Cryptocurrency mining requirements
While it used to be possible to mine your own cryptocurrencies using a regular PC, for the most part that is no longer the case. As more people start mining, the hardware necessary to mine effectively increases; from a moderately-powerful processor, to a high-end GPU, to several GPUs working together, to specialized chips designed specifically for mining.
In order to successfully mine most modern cryptocurrencies, you’ll need to spend at least £1,000 on hardware, as well as footing the substantial electricity bill that having it running 24/7 will generate. In fact, most miners spend the vast majority of their mining income on covering the costs of running their equipment.
Now that the Bitcoin boom is thoroughly underway, certain companies and groups have started putting serious money behind it, with large warehouses full of floor-to-ceiling racks of expensive graphics cards, doing nothing but trying to mine new units of Bitcoin, Litecoin, Ether and the like.

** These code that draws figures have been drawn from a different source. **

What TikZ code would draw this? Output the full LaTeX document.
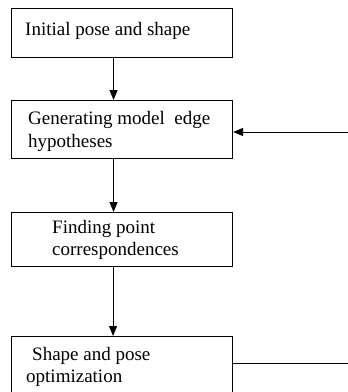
\documentclass[tikz,border=0pt]{standalone}
\usepackage{fontspec}
\setmainfont{Liberation Serif}
\usetikzlibrary{arrows.meta}
\begin{document}
\begin{tikzpicture}[x=1pt,y=-1pt,
  box/.style={draw, line width=1.1pt, inner sep=0pt, minimum width=221pt, anchor=north west},
  txt/.style={anchor=base west, inner sep=0pt, font=\fontsize{19}{23}\selectfont},
  arr/.style={-{Triangle[length=10pt,width=8pt]}, line width=1pt},
  plain/.style={line width=1pt}]
\useasboundingbox (0,0) rectangle (348,392);
\clip (0,0) rectangle (348,392);
\node[box, minimum height=49pt] (b1) at (11,8) {};
\node[box, minimum height=58pt] (b2) at (11,100) {};
\node[box, minimum height=54pt] (b3) at (11,212) {};
\node[box, minimum height=80pt] (b4) at (11,336) {};
\node[txt] (t1) at (25,35) {Initial pose and shape};
\node[txt] (t2a) at (28,124) {Generating model\ \ edge};
\node[txt] (t2b) at (28,147) {hypotheses};
\node[txt] (t3a) at (52,233) {Finding point};
\node[txt] (t3b) at (52,255) {correspondences};
\node[txt] (t4a) at (32,360) {Shape and pose};
\node[txt] (t4b) at (26,382) {optimization};
\draw[arr] ([xshift=-8.5pt]b1.south) -- ([xshift=-8.5pt]b2.north);
\draw[arr] ([xshift=-8.5pt]b2.south) -- ([xshift=-8.5pt]b3.north);
\draw[arr] ([xshift=-9pt]b3.south) -- ([xshift=-9pt]b4.north);
\coordinate (fb) at (348,132);
\coordinate (out) at (348,363);
\draw[arr] (fb) -- (fb -| b2.east);
\draw[plain] (b4.east |- out) -- (out);
\end{tikzpicture}
\end{document}
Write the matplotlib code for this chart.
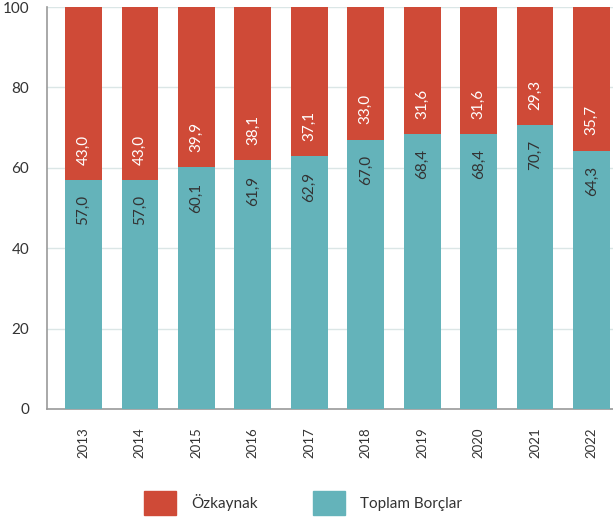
import matplotlib
matplotlib.use("Agg")
import matplotlib.pyplot as plt
from matplotlib.patches import Patch

years = ["2013", "2014", "2015", "2016", "2017", "2018", "2019", "2020", "2021", "2022"]
toplam_borclar = [57.0, 57.0, 60.1, 61.9, 62.9, 67.0, 68.4, 68.4, 70.7, 64.3]
ozkaynak = [43.0, 43.0, 39.9, 38.1, 37.1, 33.0, 31.6, 31.6, 29.3, 35.7]
yticks = [0, 20, 40, 60, 80, 100]

RED = "#CF4A37"
TEAL = "#64B3BA"
TXT = "#333333"

plt.rcParams['font.family'] = ['Lato', 'DejaVu Sans']

fig = plt.figure(figsize=(6.13, 5.19), dpi=100)
ax = fig.add_axes([0.0772, 0.212, 0.9228, 0.7745])

x = list(range(len(years)))
w = 0.65
b1 = ax.bar(x, toplam_borclar, width=w, color=TEAL, zorder=3)
b2 = ax.bar(x, ozkaynak, width=w, bottom=toplam_borclar, color=RED, zorder=3)

def fmt(v):
    return f"{v:.1f}".replace(".", ",")

for xi, tb, oz in zip(x, toplam_borclar, ozkaynak):
    ax.annotate(fmt(tb), (xi, tb), xytext=(0, -11), textcoords="offset points",
                rotation=90, ha="center", va="top", color=TXT, fontsize=11, zorder=4)
    ax.annotate(fmt(oz), (xi, tb), xytext=(0, 11), textcoords="offset points",
                rotation=90, ha="center", va="bottom", color="white", fontsize=11, zorder=4)

ax.set_xlim(-0.64, 9.38)
ax.set_ylim(0, 100)
ax.set_yticks(yticks)
ax.set_yticklabels([str(t) for t in yticks], fontsize=11, color=TXT)
ax.set_xticks(x)
ax.set_xticklabels(years, rotation=90, fontsize=9.5, color=TXT)
ax.tick_params(axis="y", length=0, pad=13)
ax.tick_params(axis="x", length=0, pad=13)
ax.grid(axis="y", color="#dbe6e6", linewidth=1, zorder=0)
ax.set_axisbelow(True)
for s in ["top", "right"]:
    ax.spines[s].set_visible(False)
for s in ["left", "bottom"]:
    ax.spines[s].set_color("#9a9a9a")
    ax.spines[s].set_linewidth(1.2)

handles = [Patch(color=RED, label="Özkaynak"), Patch(color=TEAL, label="Toplam Borçlar")]
fig.legend(handles=handles, loc="center", bbox_to_anchor=(0.494, 0.031), ncol=2,
           frameon=False, fontsize=11, handlelength=2.1, handleheight=2.1,
           handletextpad=1.0, columnspacing=3.6, labelcolor=TXT, borderpad=0)

fig.savefig("out.png", dpi=100)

For context, the Bitcoin network processes 5.5 quintillion hashes per second. Unless you have equipment that can process a vast number of calculations in a very short space of time, your odds of competing with large mining operations are infinitesimally small. This is why many miners join forces, banding together to create ‘mining pools’, sharing their compute power and any returns generated from their efforts.
Is It Worth It to Mine Cryptocoins?
As a hobby venture, yes, cryptocoin mining can generate a small income of perhaps a dollar or two per day. In particular, the digital currencies mentioned above are very accessible for regular people to mine, and a person can recoup $1000 in hardware costs in about 18-24 months.
As a second income, no, cryptocoin mining is not a reliable way to make substantial money for most people. The profit from mining cryptocoins only becomes significant when someone is willing to invest $3000-$5000 in up-front hardware costs, at which time you could potentially earn $50 per day or more.